■ Data records:
>> begin

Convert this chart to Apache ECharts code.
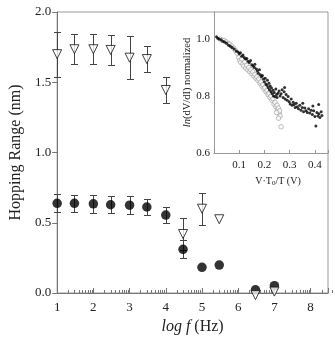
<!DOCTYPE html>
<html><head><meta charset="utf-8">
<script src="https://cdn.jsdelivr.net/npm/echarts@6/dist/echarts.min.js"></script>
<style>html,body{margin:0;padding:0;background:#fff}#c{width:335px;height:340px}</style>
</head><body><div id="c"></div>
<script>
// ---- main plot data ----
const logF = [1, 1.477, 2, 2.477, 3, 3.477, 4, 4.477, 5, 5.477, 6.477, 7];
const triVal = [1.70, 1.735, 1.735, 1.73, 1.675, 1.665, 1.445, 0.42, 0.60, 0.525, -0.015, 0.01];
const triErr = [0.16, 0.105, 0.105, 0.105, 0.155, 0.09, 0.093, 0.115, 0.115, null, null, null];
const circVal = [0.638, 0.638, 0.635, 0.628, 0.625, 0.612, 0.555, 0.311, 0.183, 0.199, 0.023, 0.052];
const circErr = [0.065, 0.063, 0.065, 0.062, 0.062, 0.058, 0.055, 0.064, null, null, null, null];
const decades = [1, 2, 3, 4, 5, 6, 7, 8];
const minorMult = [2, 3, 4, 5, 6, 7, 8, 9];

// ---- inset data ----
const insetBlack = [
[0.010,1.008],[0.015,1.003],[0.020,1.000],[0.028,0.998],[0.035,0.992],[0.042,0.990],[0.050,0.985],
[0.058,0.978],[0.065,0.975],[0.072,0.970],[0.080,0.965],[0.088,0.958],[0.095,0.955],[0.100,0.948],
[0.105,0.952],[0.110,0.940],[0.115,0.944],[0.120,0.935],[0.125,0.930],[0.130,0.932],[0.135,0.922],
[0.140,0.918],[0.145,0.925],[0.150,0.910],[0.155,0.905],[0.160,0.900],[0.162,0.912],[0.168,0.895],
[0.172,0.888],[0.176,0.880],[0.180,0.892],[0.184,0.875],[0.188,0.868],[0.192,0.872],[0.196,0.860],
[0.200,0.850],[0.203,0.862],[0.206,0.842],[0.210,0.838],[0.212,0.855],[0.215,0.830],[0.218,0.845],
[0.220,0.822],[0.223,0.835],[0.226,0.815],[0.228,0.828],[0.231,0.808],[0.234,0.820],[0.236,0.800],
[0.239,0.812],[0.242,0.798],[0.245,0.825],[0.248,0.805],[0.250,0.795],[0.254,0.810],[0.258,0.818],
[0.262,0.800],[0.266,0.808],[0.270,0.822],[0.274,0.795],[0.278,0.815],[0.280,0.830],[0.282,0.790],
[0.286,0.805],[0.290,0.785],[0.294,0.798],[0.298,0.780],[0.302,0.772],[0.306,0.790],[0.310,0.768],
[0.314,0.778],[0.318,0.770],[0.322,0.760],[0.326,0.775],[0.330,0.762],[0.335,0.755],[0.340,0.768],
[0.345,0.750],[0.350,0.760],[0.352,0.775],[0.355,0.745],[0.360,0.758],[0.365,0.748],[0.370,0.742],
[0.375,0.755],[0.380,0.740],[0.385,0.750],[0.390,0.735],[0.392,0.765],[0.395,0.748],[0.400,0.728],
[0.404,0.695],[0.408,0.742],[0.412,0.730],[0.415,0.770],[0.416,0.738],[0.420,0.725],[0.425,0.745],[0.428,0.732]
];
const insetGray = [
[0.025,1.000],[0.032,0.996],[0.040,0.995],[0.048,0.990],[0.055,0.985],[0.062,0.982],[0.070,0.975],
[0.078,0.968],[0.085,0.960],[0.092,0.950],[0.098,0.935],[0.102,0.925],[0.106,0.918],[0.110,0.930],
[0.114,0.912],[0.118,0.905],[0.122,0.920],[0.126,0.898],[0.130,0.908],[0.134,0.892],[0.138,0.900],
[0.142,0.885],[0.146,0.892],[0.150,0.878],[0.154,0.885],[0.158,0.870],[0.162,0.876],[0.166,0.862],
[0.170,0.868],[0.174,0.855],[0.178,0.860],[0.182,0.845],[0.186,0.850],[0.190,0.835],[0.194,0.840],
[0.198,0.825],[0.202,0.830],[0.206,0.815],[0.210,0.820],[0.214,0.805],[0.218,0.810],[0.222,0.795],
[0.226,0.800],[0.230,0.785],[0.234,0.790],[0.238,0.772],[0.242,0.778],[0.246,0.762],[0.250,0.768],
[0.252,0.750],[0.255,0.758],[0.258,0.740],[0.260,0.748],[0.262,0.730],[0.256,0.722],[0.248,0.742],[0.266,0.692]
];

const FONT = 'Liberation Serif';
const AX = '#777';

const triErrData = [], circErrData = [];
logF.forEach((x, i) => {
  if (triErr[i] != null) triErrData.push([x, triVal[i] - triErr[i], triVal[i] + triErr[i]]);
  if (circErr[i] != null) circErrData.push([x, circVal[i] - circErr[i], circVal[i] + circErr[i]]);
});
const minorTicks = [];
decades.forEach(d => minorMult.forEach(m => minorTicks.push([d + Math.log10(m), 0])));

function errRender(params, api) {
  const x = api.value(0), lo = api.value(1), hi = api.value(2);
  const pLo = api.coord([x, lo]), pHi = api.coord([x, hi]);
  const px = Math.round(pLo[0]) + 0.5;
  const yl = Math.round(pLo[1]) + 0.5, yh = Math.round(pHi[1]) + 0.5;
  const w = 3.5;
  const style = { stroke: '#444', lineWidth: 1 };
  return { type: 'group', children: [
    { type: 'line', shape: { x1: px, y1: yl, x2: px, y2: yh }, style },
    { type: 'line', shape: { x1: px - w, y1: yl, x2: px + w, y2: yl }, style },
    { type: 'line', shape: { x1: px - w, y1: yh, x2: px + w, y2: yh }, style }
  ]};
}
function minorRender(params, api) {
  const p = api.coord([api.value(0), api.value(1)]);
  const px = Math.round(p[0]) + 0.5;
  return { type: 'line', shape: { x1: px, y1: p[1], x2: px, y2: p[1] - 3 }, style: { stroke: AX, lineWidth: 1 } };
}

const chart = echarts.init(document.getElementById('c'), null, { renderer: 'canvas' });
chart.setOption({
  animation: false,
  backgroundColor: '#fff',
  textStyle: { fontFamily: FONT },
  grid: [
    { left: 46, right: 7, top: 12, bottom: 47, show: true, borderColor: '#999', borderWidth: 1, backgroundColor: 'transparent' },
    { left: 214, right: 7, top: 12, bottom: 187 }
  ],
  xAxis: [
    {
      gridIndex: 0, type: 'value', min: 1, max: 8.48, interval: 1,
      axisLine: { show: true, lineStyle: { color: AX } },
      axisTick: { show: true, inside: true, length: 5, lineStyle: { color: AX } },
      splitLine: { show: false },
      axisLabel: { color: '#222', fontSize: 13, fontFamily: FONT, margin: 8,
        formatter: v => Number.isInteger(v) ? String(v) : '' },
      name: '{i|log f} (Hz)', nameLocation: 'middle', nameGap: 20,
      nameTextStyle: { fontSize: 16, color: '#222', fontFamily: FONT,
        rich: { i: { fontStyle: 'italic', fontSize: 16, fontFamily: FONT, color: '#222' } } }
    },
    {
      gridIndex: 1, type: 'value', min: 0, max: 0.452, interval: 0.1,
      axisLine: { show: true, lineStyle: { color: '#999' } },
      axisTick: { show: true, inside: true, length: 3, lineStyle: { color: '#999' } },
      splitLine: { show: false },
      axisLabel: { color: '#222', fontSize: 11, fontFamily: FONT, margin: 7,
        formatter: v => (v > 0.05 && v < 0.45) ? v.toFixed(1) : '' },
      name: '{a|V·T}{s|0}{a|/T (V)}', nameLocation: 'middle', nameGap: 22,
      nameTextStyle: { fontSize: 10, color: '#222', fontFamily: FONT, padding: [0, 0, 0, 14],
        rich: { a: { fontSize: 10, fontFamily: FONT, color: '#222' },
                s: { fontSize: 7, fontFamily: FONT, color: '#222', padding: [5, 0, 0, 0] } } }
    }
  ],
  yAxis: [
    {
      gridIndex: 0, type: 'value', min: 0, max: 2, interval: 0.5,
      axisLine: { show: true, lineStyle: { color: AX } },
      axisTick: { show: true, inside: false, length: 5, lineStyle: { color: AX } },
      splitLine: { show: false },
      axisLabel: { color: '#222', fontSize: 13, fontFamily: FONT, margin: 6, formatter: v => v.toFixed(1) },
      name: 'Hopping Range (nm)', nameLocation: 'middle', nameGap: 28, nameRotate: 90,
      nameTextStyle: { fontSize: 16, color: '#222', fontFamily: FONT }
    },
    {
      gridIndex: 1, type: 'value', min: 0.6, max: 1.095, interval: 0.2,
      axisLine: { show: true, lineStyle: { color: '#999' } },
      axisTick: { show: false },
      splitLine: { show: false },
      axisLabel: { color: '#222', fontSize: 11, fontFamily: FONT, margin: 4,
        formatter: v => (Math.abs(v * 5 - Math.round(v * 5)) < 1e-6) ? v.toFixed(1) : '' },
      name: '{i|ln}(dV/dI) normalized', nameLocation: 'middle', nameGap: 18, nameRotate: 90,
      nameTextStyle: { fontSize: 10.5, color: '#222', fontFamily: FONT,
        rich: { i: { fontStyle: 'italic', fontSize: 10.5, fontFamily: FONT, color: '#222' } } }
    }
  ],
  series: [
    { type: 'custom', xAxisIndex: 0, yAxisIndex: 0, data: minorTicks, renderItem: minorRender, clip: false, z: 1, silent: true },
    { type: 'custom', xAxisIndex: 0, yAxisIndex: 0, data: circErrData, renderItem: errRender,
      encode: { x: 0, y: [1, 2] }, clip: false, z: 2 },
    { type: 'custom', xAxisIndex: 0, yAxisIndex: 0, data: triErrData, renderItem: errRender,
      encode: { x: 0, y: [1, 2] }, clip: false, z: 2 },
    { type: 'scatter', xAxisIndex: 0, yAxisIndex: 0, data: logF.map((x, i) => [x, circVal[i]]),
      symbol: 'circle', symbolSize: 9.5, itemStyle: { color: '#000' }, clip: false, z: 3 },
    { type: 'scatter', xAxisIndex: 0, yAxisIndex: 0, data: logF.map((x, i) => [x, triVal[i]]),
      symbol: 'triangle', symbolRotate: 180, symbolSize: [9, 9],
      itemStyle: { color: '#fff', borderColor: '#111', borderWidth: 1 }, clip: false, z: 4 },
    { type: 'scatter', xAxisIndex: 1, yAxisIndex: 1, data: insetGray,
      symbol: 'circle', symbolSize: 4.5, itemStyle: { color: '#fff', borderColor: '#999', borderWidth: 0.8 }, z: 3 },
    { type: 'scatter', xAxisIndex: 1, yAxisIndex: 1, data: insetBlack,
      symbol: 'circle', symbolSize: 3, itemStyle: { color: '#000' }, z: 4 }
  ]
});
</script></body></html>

>> end
>> begin

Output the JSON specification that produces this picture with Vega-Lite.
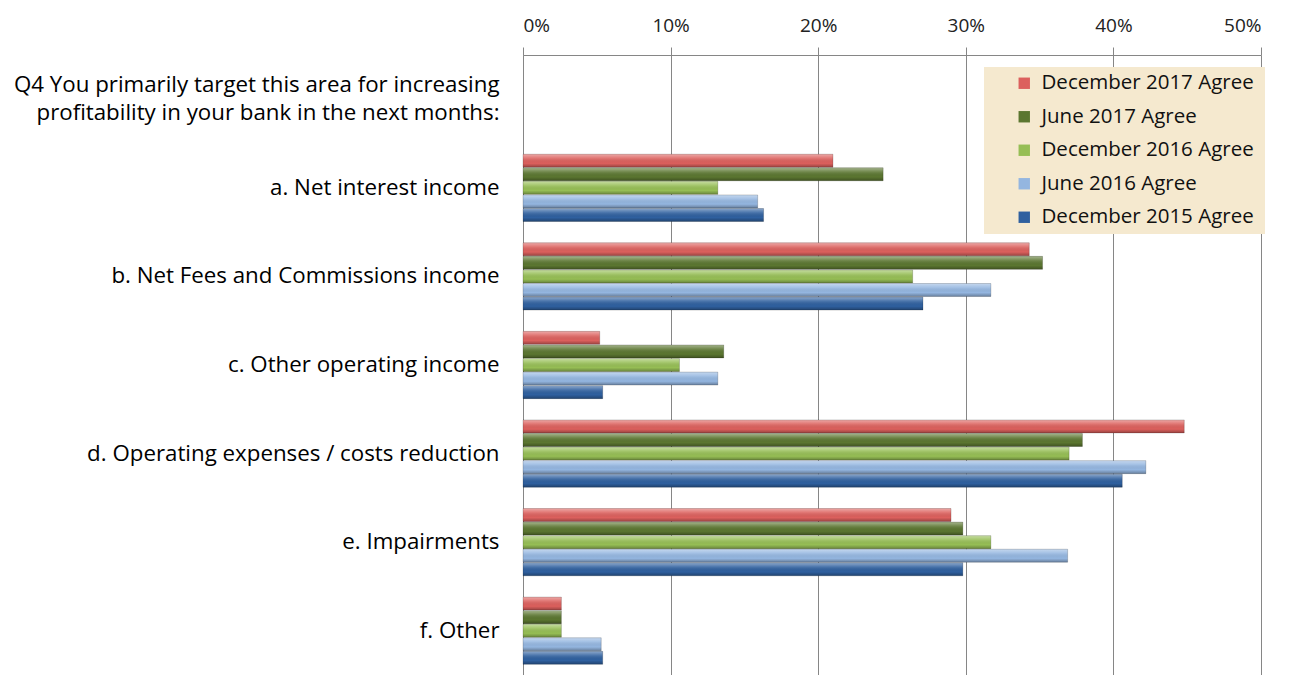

>> end

■ Exercise prompt: In the data above, count the lines where the word "this" appears; reply with the number only.

■ Final result: 2